Goal: Everything from the line with "Generate a Python" through the line with "from matplotlib.patches import Rectangle", inclusive, should be repeated exactly, except the pictures.

Task input:
----
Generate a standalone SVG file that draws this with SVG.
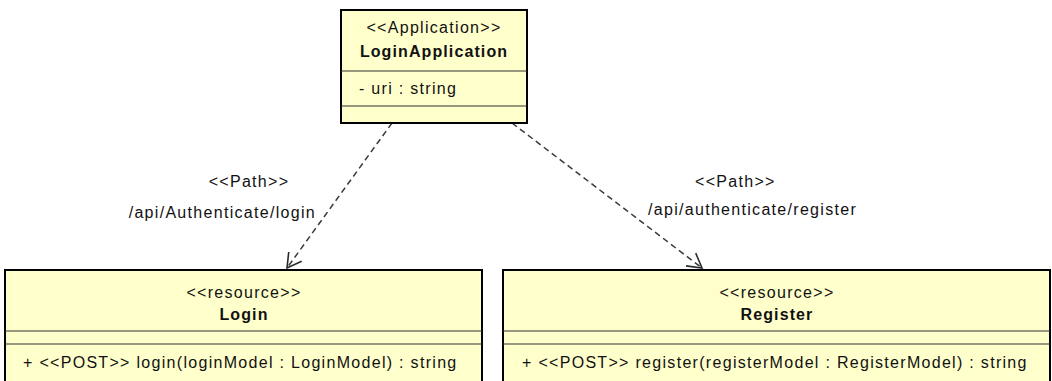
<svg xmlns="http://www.w3.org/2000/svg" width="1052" height="381" viewBox="0 0 1052 381">
  <style>
    text { font-family: "Liberation Sans", Arial, sans-serif; font-size: 16px; fill: #111; letter-spacing: 1.3px; }
    .name { font-weight: bold; letter-spacing: 1.1px; }
    .mid { text-anchor: middle; }
    .box { fill: #FFFFCC; stroke: #000; stroke-width: 2; }
    .sep { stroke: #333; stroke-width: 1.2; fill: none; }
    .dep { stroke: #3a3a3a; stroke-width: 1.5; stroke-dasharray: 6 4; fill: none; }
  </style>
  <defs>
    <marker id="open" markerUnits="userSpaceOnUse" markerWidth="40" markerHeight="40" viewBox="-20 -20 40 40" refX="0" refY="0" orient="auto" overflow="visible">
      <path d="M -14 -8 L 0 0 L -14 8" fill="none" stroke="#2a2a2a" stroke-width="1.6" stroke-dasharray="none"/>
    </marker>
  </defs>

  <!-- connectors: dependencies with <<Path>> stereotype -->
  <g id="connectors">
    <path class="dep" d="M 392 123 L 287 268" marker-end="url(#open)"/>
    <path class="dep" d="M 512 123 L 702 268" marker-end="url(#open)"/>
    <text class="mid" x="249" y="187">&lt;&lt;Path&gt;&gt;</text>
    <text x="316" y="218" text-anchor="end">/api/Authenticate/login</text>
    <text x="695" y="187">&lt;&lt;Path&gt;&gt;</text>
    <text x="648" y="215">/api/authenticate/register</text>
  </g>

  <!-- application class -->
  <g id="LoginApplication">
    <rect class="box" x="341" y="10" width="186" height="113"/>
    <line class="sep" x1="341" y1="71" x2="527" y2="71"/>
    <line class="sep" x1="341" y1="106" x2="527" y2="106"/>
    <text class="mid" x="434" y="33">&lt;&lt;Application&gt;&gt;</text>
    <text class="mid name" x="434" y="57">LoginApplication</text>
    <text x="359" y="94">- uri : string</text>
  </g>

  <!-- resource classes -->
  <g id="Login">
    <rect class="box" x="5" y="270" width="477" height="125"/>
    <line class="sep" x1="5" y1="331" x2="482" y2="331"/>
    <line class="sep" x1="5" y1="344" x2="482" y2="344"/>
    <text class="mid" x="244" y="298">&lt;&lt;resource&gt;&gt;</text>
    <text class="mid name" x="244" y="320">Login</text>
    <text x="23" y="368">+ &lt;&lt;POST&gt;&gt; login(loginModel : LoginModel) : string</text>
  </g>

  <g id="Register">
    <rect class="box" x="503" y="270" width="547" height="125"/>
    <line class="sep" x1="503" y1="331" x2="1050" y2="331"/>
    <line class="sep" x1="503" y1="344" x2="1050" y2="344"/>
    <text class="mid" x="777" y="298">&lt;&lt;resource&gt;&gt;</text>
    <text class="mid name" x="777" y="320">Register</text>
    <text x="522" y="368">+ &lt;&lt;POST&gt;&gt; register(registerModel : RegisterModel) : string</text>
  </g>
</svg>
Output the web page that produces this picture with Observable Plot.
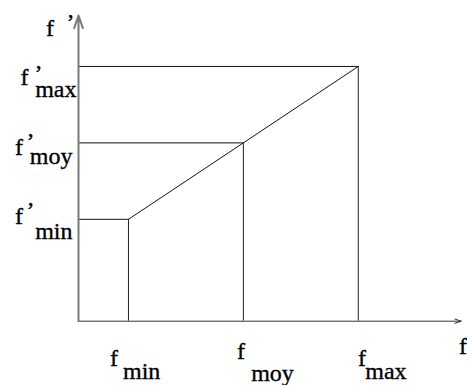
<!DOCTYPE html>
<html><head><meta charset="utf-8">
<script src="https://cdn.jsdelivr.net/npm/d3@7"></script>
<script src="https://cdn.jsdelivr.net/npm/@observablehq/plot@0.6"></script>
<style>
html,body{margin:0;padding:0;background:#fff;overflow:hidden}
</style>
</head><body><div id="chart"></div>
<script>
// ---- data ----
const levels = ["min", "moy", "max"];
const fValues = [1, 3.3, 5.6];          // f_min, f_moy, f_max
const fPrimeValues = [2, 3.5, 5];       // f'_min, f'_moy, f'_max
const xAxisMax = 7.66;
const yAxisMax = 6;
const varName = "f";
const primeMark = "’";

const pts = levels.map((k, i) => ({level: k, x: fValues[i], y: fPrimeValues[i]}));
const yAnchors = levels.map((k, i) => ({level: k, x: 0, y: fPrimeValues[i]}));
const xAnchors = levels.map((k, i) => ({level: k, x: fValues[i], y: 0}));

// ---- layout (pixel offsets for label pieces) ----
const yLab = {
  min: {f: [-63.5, 4.5], p: [-52, -1], s: [-6, 19.5]},
  moy: {f: [-63.5, 12.6], p: [-52, 6.6], s: [-6, 21.6]},
  max: {f: [-58, 19], p: [-44, 15], s: [-2, 31]}
};
const xLab = {
  min: {f: [-18.5, 44.3], s: [-5.5, 57.3]},
  moy: {f: [-6.4, 37.3], s: [7.8, 59.3]},
  max: {f: [-0.3, 44.3], s: [7, 57.3]}
};

const font = {fontFamily: "Liberation Serif", fontSize: 24, fill: "#000", stroke: "#000", strokeWidth: 0.35, lineAnchor: "bottom"};
function piece(d, text, [dx, dy], anchor = "start") {
  return Plot.text([d], {x: "x", y: "y", text: () => text, dx, dy, ...font, textAnchor: anchor});
}

const labelMarks = [];
yAnchors.forEach(d => {
  const o = yLab[d.level];
  labelMarks.push(piece(d, varName, o.f), piece(d, primeMark, o.p), piece(d, d.level, o.s, "end"));
});
xAnchors.forEach(d => {
  const o = xLab[d.level];
  labelMarks.push(piece(d, varName, o.f), piece(d, d.level, o.s));
});
labelMarks.push(
  piece({x: 0, y: yAxisMax}, varName, [-32.5, 20]),
  piece({x: 0, y: yAxisMax}, primeMark, [-12, 14]),
  piece({x: xAxisMax, y: 0}, varName, [-2.2, 32.3])
);

const chart = Plot.plot({
  width: 467,
  height: 385,
  marginLeft: 78,
  marginRight: 6.3,
  marginTop: 15,
  marginBottom: 64.3,
  x: {domain: [0, xAxisMax], axis: null},
  y: {domain: [0, yAxisMax], axis: null},
  style: {background: "#fff", overflow: "visible", fontFamily: "Liberation Serif"},
  marks: [
    Plot.ruleY(pts, {y: "y", x1: 0, x2: "x", stroke: "#111", strokeWidth: 1}),
    Plot.ruleX(pts, {x: "x", y1: 0, y2: "y", stroke: "#222", strokeWidth: 1}),
    Plot.line(pts, {x: "x", y: "y", stroke: "#111", strokeWidth: 1}),
    Plot.arrow([{x1: 0, y1: 0, x2: xAxisMax, y2: 0}], {x1: "x1", y1: "y1", x2: "x2", y2: "y2", stroke: "#333", strokeWidth: 1, headLength: 10, headAngle: 38}),
    Plot.arrow([{x1: 0, y1: 0, x2: 0, y2: yAxisMax}], {x1: "x1", y1: "y1", x2: "x2", y2: "y2", stroke: "#7a7a7a", strokeWidth: 2, headLength: 10, headAngle: 38}),
    ...labelMarks
  ]
});
document.getElementById("chart").appendChild(chart);
</script>
</body></html>
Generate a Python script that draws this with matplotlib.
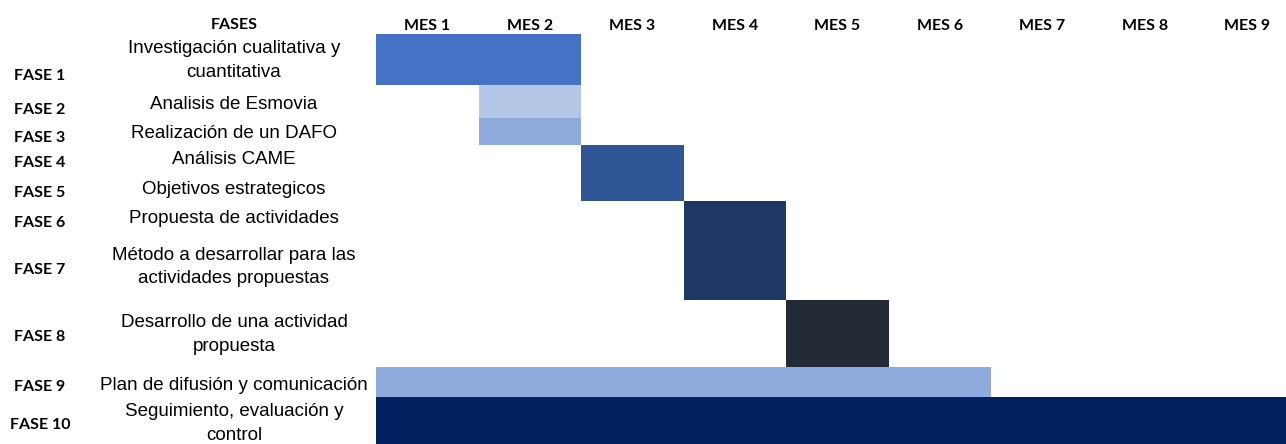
import matplotlib
matplotlib.use("Agg")
import matplotlib.pyplot as plt
from matplotlib.patches import Rectangle

# ---- data ----
phases = ["FASE 1", "FASE 2", "FASE 3", "FASE 4", "FASE 5",
          "FASE 6", "FASE 7", "FASE 8", "FASE 9", "FASE 10"]
descriptions = ["Investigación cualitativa y\ncuantitativa",
                "Analisis de Esmovia",
                "Realización de un DAFO",
                "Análisis CAME",
                "Objetivos estrategicos",
                "Propuesta de actividades",
                "Método a desarrollar para las\nactividades propuestas",
                "Desarrollo de una actividad\npropuesta",
                "Plan de difusión y comunicación",
                "Seguimiento, evaluación y\ncontrol"]
start_month = [0, 1, 1, 2, 2, 3, 3, 4, 0, 0]
duration = [2, 1, 1, 1, 1, 1, 1, 1, 6, 9]
months = ["MES 1", "MES 2", "MES 3", "MES 4", "MES 5",
          "MES 6", "MES 7", "MES 8", "MES 9"]
header_left = "FASES"

# ---- layout / style ----
colors = ["#4472C4", "#B4C7E7", "#8FAADC", "#2F5597", "#2F5597",
          "#203864", "#203864", "#222A35", "#8FAADC", "#002060"]
row_edges = [34, 85, 118, 145, 173, 201, 232, 300, 367, 397, 450]
label_dy = [16, 8, 6, 4, 6, 6, 4, 3, 5, 1]
desc_dy = [1, 3, 2, 0, 2, 2, 1, 1, 3, 0]
W, H = 1286, 444
x0, colw = 376, 102.5
label_font = "Lato"
desc_font = "Liberation Sans"

fig = plt.figure(figsize=(W / 100, H / 100), dpi=100)
fig.patch.set_facecolor("white")

# text axes in pixel coordinates
axt = fig.add_axes([0, 0, 1, 1])
axt.set_xlim(0, W)
axt.set_ylim(H, 0)
axt.axis("off")

# bar axes in month coordinates
axb = fig.add_axes([x0 / W, 0, len(months) * colw / W, 1])
axb.set_xlim(0, len(months))
axb.set_ylim(H, 0)
axb.axis("off")

for i in range(len(phases)):
    top = row_edges[i]
    bot = row_edges[i + 1]
    axb.add_patch(Rectangle((start_month[i], top), duration[i], bot - top,
                            facecolor=colors[i], edgecolor="none", lw=0))
    yc = (top + bot) / 2
    axt.text(40, yc + label_dy[i], phases[i], ha="center", va="center",
             fontsize=11.5, fontweight="bold", family=label_font, color="black")
    axt.text(234, yc + desc_dy[i], descriptions[i], ha="center", va="center",
             fontsize=13.5, family=desc_font, color="black", linespacing=1.5)

axt.text(234, 25, header_left, ha="center", va="center",
         fontsize=11.5, fontweight="bold", family=label_font, color="black")
for j, m in enumerate(months):
    axb.text(j + 0.5, 26, m, ha="center", va="center",
             fontsize=11.5, fontweight="bold", family=label_font, color="black")

fig.savefig("out.png", dpi=100, facecolor="white")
----
Output:
Generate a Python script that draws this with matplotlib.
import matplotlib
matplotlib.use("Agg")
import matplotlib.pyplot as plt
from matplotlib.patches import Rectangle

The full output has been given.